L’orientation qu’elle veut donner en priorité, c’est l’arrêt complet de tout flux migratoire, au moyen de plusieurs mesures, dont certaines deviennent floues à l’épreuve des demandes de précision. Elle évoque « la suppression du droit du sol », mais dont la validité est actuellement examinée par le conseil d’Etat. Si celui-ci le déclare inconstitutionnel, « et bien, je réformerai la Constitution par référendum, c’est d’ailleurs prévu dans notre programme. »
« Ôter tout espoir de régularisation »
Les autres mesures portent sur la suppression de toute forme d’incitation à l’immigration clandestine. Mais du côté des aides, il n’y aura pas beaucoup à réformer, car il n’y en a pas, l’Aide médicale d’Etat, en particulier, n’existe pas.
Il s’agit aussi d’ « ôter tout espoir de régularisation », de renvoyer les étrangers dans leur pays d’origine, ce qui se fait quotidiennement avec des obstructions régulières de l’Union des Comores, de supprimer la scolarisation des enfants de parents étrangers, mais qui sont eux-mêmes français. Et ce serait une fabrique de mineurs isolés, précisément ce que l’on veut éviter. Ce que Marine Le Pen conteste, « nous les renverrons avec leurs parents dans leurs pays d’origine. » Avec le même risque de blocage de la part des autorités comoriennes, si le ton se durcit.

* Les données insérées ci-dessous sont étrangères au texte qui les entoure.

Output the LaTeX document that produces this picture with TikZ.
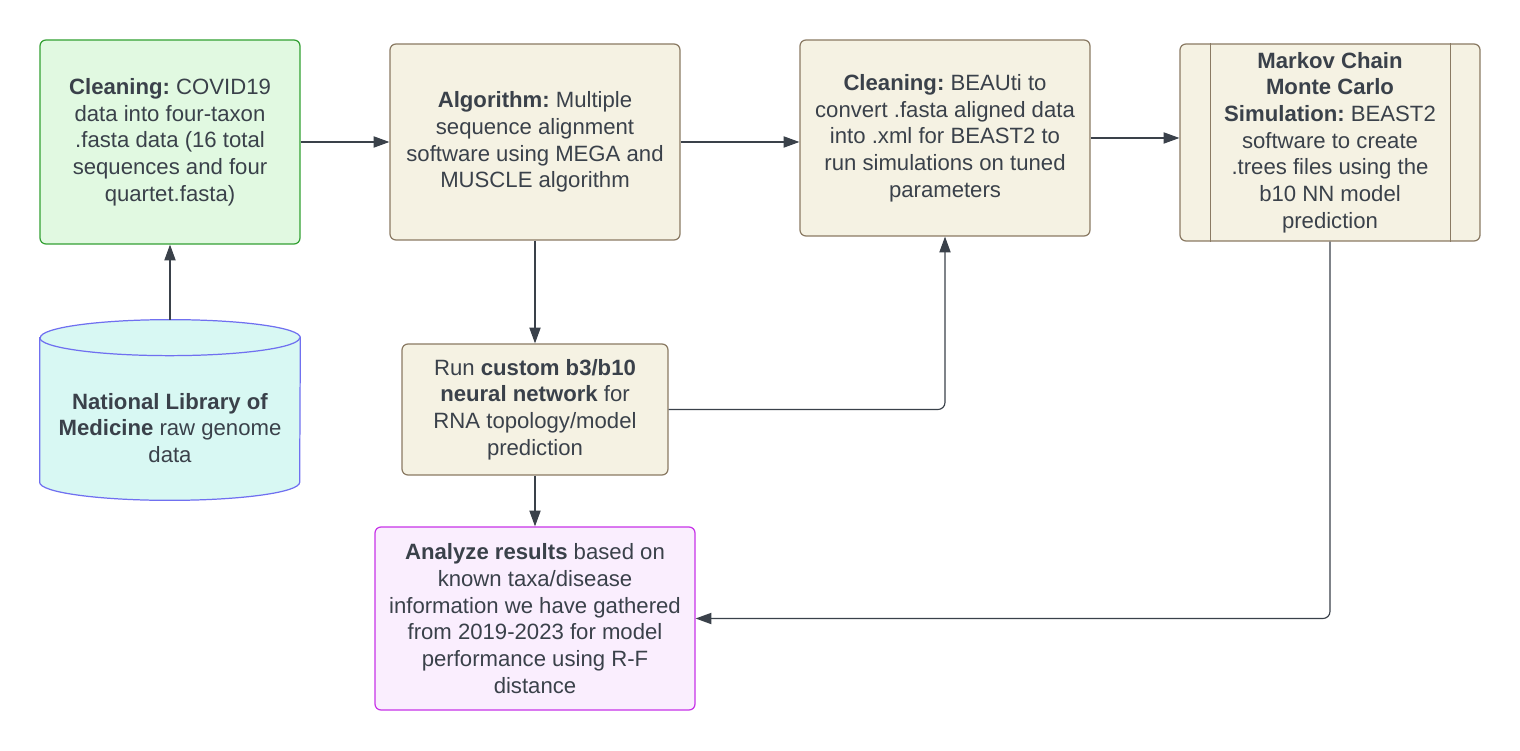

Côté développement économique, elle met enfin en avant ce que nos dirigeants successifs ont toujours laissé de côté, le maritime, « une politique de la mer et des outre-mer de plein exercice. La mer, est une terre laissée en jachère par tous les gouvernants, alors que 97% des marchandises transitent par la mer ». Mais plutôt tournée vers l’exploration de richesses sous-marines, dont les énergies fossiles, et les énergies renouvelables.
Mayotte, en faire valoir
En matière de vie chère, « de 30% de plus qu’en métropole à La Réunion et 50% ici », Marine Le Pen ne veut garder de l’octroi de mer que celui qui protège les productions locales des importations étrangères, elle compensera la recette manquante pour les communes, par une Dotation globale de fonctionnement. »

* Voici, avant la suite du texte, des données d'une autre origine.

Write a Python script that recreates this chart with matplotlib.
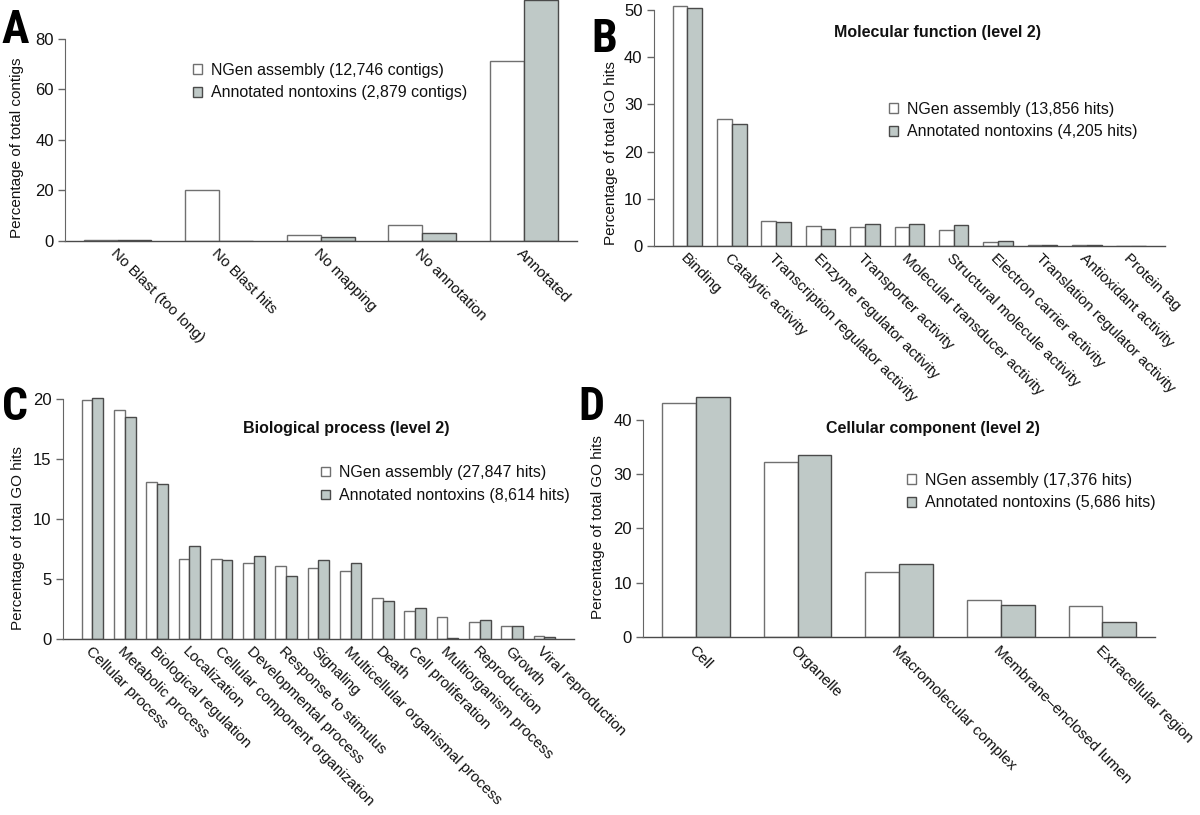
#!/usr/bin/env python3
'''
Four-panel GO / annotation bar chart (NGen assembly vs annotated nontoxins)
'''
import matplotlib
matplotlib.use('Agg')
import matplotlib.pyplot as plt
from matplotlib import font_manager
from matplotlib.patches import Patch

W, H = 1200, 815

# panel A
a_cats = ['No Blast (too long)', 'No Blast hits', 'No mapping', 'No annotation', 'Annotated']
a_ngen = [0.4, 20.2, 2.2, 6.2, 71.0]
a_annot = [0.3, 0.05, 1.5, 3.3, 95.3]

# panel B
b_cats = ['Binding', 'Catalytic activity', 'Transcription regulator activity',
          'Enzyme regulator activity', 'Transporter activity', 'Molecular transducer activity',
          'Structural molecule activity', 'Electron carrier activity',
          'Translation regulator activity', 'Antioxidant activity', 'Protein tag']
b_ngen = [50.9, 27.0, 5.4, 4.2, 4.0, 3.95, 3.3, 0.8, 0.3, 0.2, 0.05]
b_annot = [50.4, 25.9, 5.0, 3.5, 4.6, 4.6, 4.4, 1.0, 0.3, 0.3, 0.05]

# panel C
c_cats = ['Cellular process', 'Metabolic process', 'Biological regulation', 'Localization',
          'Cellular component organization', 'Developmental process', 'Response to stimulus',
          'Signaling', 'Multicellular organismal process', 'Death', 'Cell proliferation',
          'Multiorganism process', 'Reproduction', 'Growth', 'Viral reproduction']
c_ngen = [19.9, 19.1, 13.1, 6.7, 6.65, 6.3, 6.1, 5.95, 5.7, 3.45, 2.3, 1.8, 1.4, 1.05, 0.25]
c_annot = [20.1, 18.5, 12.95, 7.8, 6.6, 6.9, 5.25, 6.55, 6.3, 3.2, 2.6, 0.1, 1.55, 1.1, 0.2]

# panel D
d_cats = ['Cell', 'Organelle', 'Macromolecular complex', 'Membrane\u2013enclosed lumen',
          'Extracellular region']
d_ngen = [43.1, 32.3, 12.0, 6.9, 5.8]
d_annot = [44.2, 33.5, 13.4, 6.0, 2.9]

GRAY = '#bfc9c7'
EDGE_W = '#707070'
EDGE_G = '#4a4a4a'
AXIS = '#4a4a4a'
TXT = '#111111'

plt.rcParams['font.family'] = ['Liberation Sans', 'DejaVu Sans']


def letter_font():
    '''
    use a narrow face for the panel letters when one is installed
    '''
    for fam in ['Liberation Sans Narrow', 'Roboto Condensed', 'DejaVu Sans Condensed']:
        try:
            font_manager.findfont(font_manager.FontProperties(family=fam),
                                  fallback_to_default=False)
            return [fam, 'Liberation Sans'], 33
        except ValueError:
            pass
    return ['Liberation Sans', 'DejaVu Sans'], 28


def px_axes(fig, left, right, y0, top):
    '''
    add an axes from pixel coordinates (y measured from the image top)
    '''
    ax = fig.add_axes([left / W, 1 - y0 / H, (right - left) / W, (y0 - top) / H])
    ax.patch.set_visible(False)
    return ax


def draw_panel(ax, cats, ngen, annot, yticks, ytop, labels):
    '''
    draw one panel of paired bars in R barplot style (space = c(0, 1))
    '''
    n = len(cats)
    pad = 0.04 * (3 * n - 1)
    xs = [1.5 + 3 * i for i in range(n)]
    ax.bar(xs, ngen, width=1, color='white', edgecolor=EDGE_W, linewidth=1.0)
    ax.bar([x + 1 for x in xs], annot, width=1, color=GRAY, edgecolor=EDGE_G, linewidth=1.0)
    ax.set_xlim(1 - pad, 3 * n + pad)
    ax.set_ylim(0, ytop)
    for side in ['top', 'right', 'bottom']:
        ax.spines[side].set_visible(False)
    ax.spines['left'].set_bounds(yticks[0], yticks[-1])
    ax.spines['left'].set_color('#666666')
    ax.axhline(0, color=AXIS, linewidth=1.0, clip_on=False)
    ax.set_xticks([])
    ax.set_yticks(yticks)
    ax.tick_params(axis='y', direction='out', length=5, width=1.0, color='#666666',
                   labelsize=12, pad=3, labelcolor=TXT)
    for x, cat in zip(xs, cats):
        ax.annotate(cat, xy=(x + 0.5, 0), xytext=(0, -4), textcoords='offset points',
                    rotation=-45, ha='left', va='top', rotation_mode='anchor',
                    fontsize=11, color=TXT, annotation_clip=False)
    handles = [Patch(facecolor='white', edgecolor=EDGE_W, linewidth=1.0, label=labels[0]),
               Patch(facecolor=GRAY, edgecolor=EDGE_G, linewidth=1.0, label=labels[1])]
    return handles


def main():
    '''
    build the figure
    '''
    fig = plt.figure(figsize=(W / 100, H / 100), dpi=100)
    lfam, lsize = letter_font()

    panels = [
        (a_cats, a_ngen, a_annot, [0, 20, 40, 60, 80], (64.8, 576.6, 241, 0), 95.3,
         ('NGen assembly (12,746 contigs)', 'Annotated nontoxins (2,879 contigs)'),
         'Percentage of total contigs', (17, 148), 'A', (2, 25.5), None, (193, 81.5)),
        (b_cats, b_ngen, b_annot, [0, 10, 20, 30, 40, 50], (653.6, 1165, 246, 0), 52.1,
         ('NGen assembly (13,856 hits)', 'Annotated nontoxins (4,205 hits)'),
         'Percentage of total GO hits', (611, 153), 'B', (591, 34),
         ('Molecular function (level 2)', (938, 33)), (889, 120.5)),
        (c_cats, c_ngen, c_annot, [0, 5, 10, 15, 20], (62.8, 574, 639, 387.3), 21.0,
         ('NGen assembly (27,847 hits)', 'Annotated nontoxins (8,614 hits)'),
         'Percentage of total GO hits', (18, 538), 'C', (2, 402),
         ('Biological process (level 2)', (346, 428)), (321, 484)),
        (d_cats, d_ngen, d_annot, [0, 10, 20, 30, 40], (643, 1155.3, 637.3, 387), 46.0,
         ('NGen assembly (17,376 hits)', 'Annotated nontoxins (5,686 hits)'),
         'Percentage of total GO hits', (598, 527), 'D', (578, 402),
         ('Cellular component (level 2)', (933, 428)), (907, 491.5)),
    ]

    for (cats, ngen, annot, yticks, box, ytop, labels, ylab, ylab_xy, letter,
         letter_xy, title, leg_xy) in panels:
        ax = px_axes(fig, *box)
        handles = draw_panel(ax, cats, ngen, annot, yticks, ytop, labels)
        fig.text(ylab_xy[0] / W, 1 - ylab_xy[1] / H, ylab, rotation=90, ha='center',
                 va='center', fontsize=11, color=TXT)
        fig.text(letter_xy[0] / W, 1 - letter_xy[1] / H, letter, ha='left',
                 va='center_baseline', fontsize=lsize, fontweight='bold', color='black',
                 family=lfam)
        if title:
            fig.text(title[1][0] / W, 1 - title[1][1] / H, title[0], ha='center',
                     va='center', fontsize=11.5, fontweight='bold', color=TXT)
        leg = ax.legend(handles=handles, loc='center left', frameon=False,
                        bbox_to_anchor=(leg_xy[0] / W, 1 - leg_xy[1] / H),
                        bbox_transform=fig.transFigure, fontsize=11.5,
                        handlelength=0.55, handleheight=0.55, handletextpad=0.6,
                        labelspacing=0.5, borderpad=0, borderaxespad=0)
        for t in leg.get_texts():
            t.set_color(TXT)

    fig.savefig('out.png', dpi=100)


if __name__ == '__main__':
    main()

Son approche de la lutte contre l’immigration, parce qu’elle impacte sur la scolarité et la scolarisation, a séduit les Mahorais. Le FN reste malgré tout un parti qui laisse les habitants frileux, avec seulement 83 adhérents, et 2,77% à la précédente présidentielle, mais dont la présidente veut se défaire de l’image de racisme qui lui colle à la peau, comme l’ont exprimé plusieurs habitants, et que véhiculent certains sympathisants.
Une question qui fait bondir la présidente du FN, qui la juge « insultante et diffamatoire. » En rajoutant : « Bizarrement, quand le membre d’un autre parti tient des propos insultant dans un camp de Rom, personne n’en parle. Quand une ministre socialiste parle à la radio de ‘nègres’, elle n’est même pas condamnée », tout en précisant que lorsque de tels propos sont proférés dans son parti, « son responsable est immédiatement renvoyé. J’ai toujours été stricte à ce sujet. »

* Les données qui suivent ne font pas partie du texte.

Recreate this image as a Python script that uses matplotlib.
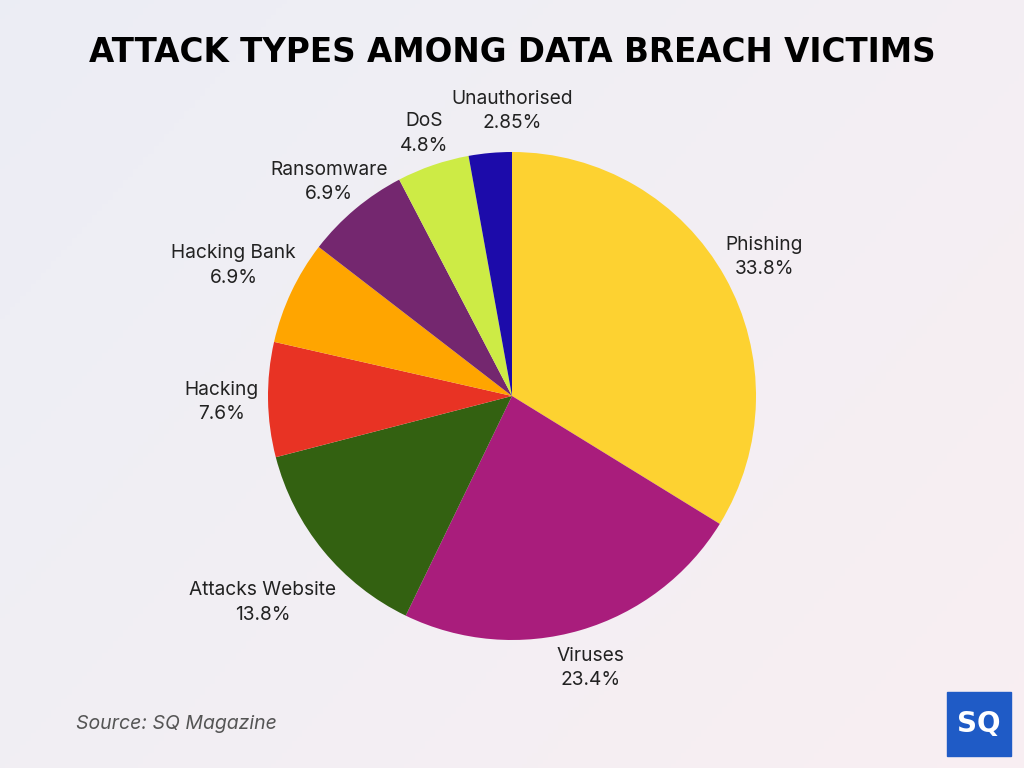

Son passage à Mayotte va l’aider à parfaire l’image de brassage des cultures que veut donner le parti, surtout qu’elle n’aura pas été insensible à sa rencontre avec le Grand Cadi, « nous sommes un pays laïc, avec une liberté de culte. L’islam est bien compatible avec la République. » Sur la radicalisation, Marine Le Pen cite même Mayotte en exemple en métropole : « Parce qu’au moins ici, ils ont chassé les fondamentalistes qui avaient essayé de s’implanter. »
Une visite qui aura suscité jusqu’au bout de l’enthousiasme ici, mais qui tient surtout dans un désir intense de se sortir d’une situation qui n’a fait qu’empirer, et que personne n’a su solutionner jusqu’à présent.